The Great Divide…
Now a widely held view
More than at any time in recent memory, Americans see a chasm separating the rich from everyone else, with few ropes in sight to make swinging across a possibility. More and more, whether at an Occupy protest or over a latte at Starbucks, the conversation has evolved from the economic fact of “haves and have-nots” to a concern that “you can’t get there from here.”
A new Pew Research Center poll shows that 66% of adults see ”strong” or “very strong” divisions between rich and poor.

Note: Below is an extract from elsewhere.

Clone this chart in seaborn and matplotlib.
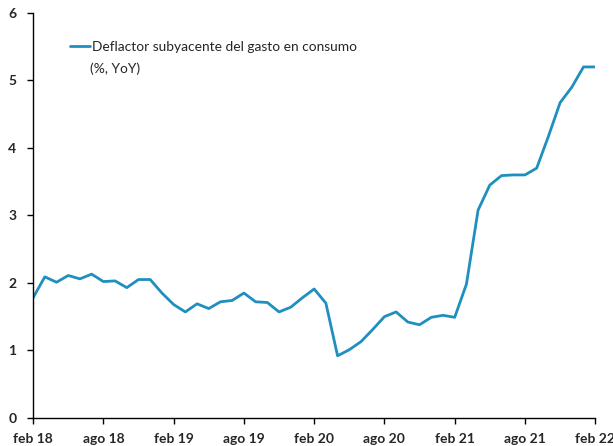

That’s a jump of 19 points since Pew asked the question in 2009. Now when Americans look at what’s separating our society, they rank tension between the rich and poor – or as Occupy has memorably renamed it, the 1% and the 99% – as greater than the friction between immigrants and native born, blacks and whites, or young and old.
Pew Senior Editor Richard Morin notes that it wasn’t just the magnitude of the perception change that was surprising, it was the uniformity across demographics: old, young, rich, poor, liberal, conservative… all agreed. “That tells us something is very different about the social landscape,” says Morin. (Pew http://pewresearch.org/pubs/2167/rich-poor-social-conflict-class)
1 percent, two takes:
The climate around the current presidential contest is amplifying phrases we hardly ever heard a year ago: “effective tax rate of 15%”… “I am the 99%”… “Patriotic millionaires.” And we know the 99%/1% branding is here to stay in the cultural conversation when it permeates our humor: now popping up everywhere from internet memes like “the 1 percent cat” to late night top ten lists.
“The growing inequality is the flip side of something else: shrinking opportunity,” says Nobel Prize-winning economist Joseph Stiglitz. “Whenever we diminish equality of opportunity, it means that we are not using some of our most valuable assets—our people—in the most productive way possible.” (http://www.vanityfair.com/society/features/2011/05/top-one-percent-201105)
Our SCAN findings show the erosion of one of the rocks of the American Dream – opportunity for the next generation.
34% of adults strongly agree: “Young people today will not be able to live better than their parents” (versus 21% in 2000)
In our child-focused America (80% of all adults say “when you have a child, your own needs come second”), losing the sense of opportunity for our children is a blow to the heart of the psychology of “good life” optimism.
Business Implications: With Americans sensing a rigged game and seeking a level playing field, consumers are desperately seeking trust, ethics, and a sense of opportunity for themselves and their families. The bar is higher than ever as consumers gravitate to “the sure thing” – brands delivering value, quality, and doing it with fairness and transparency.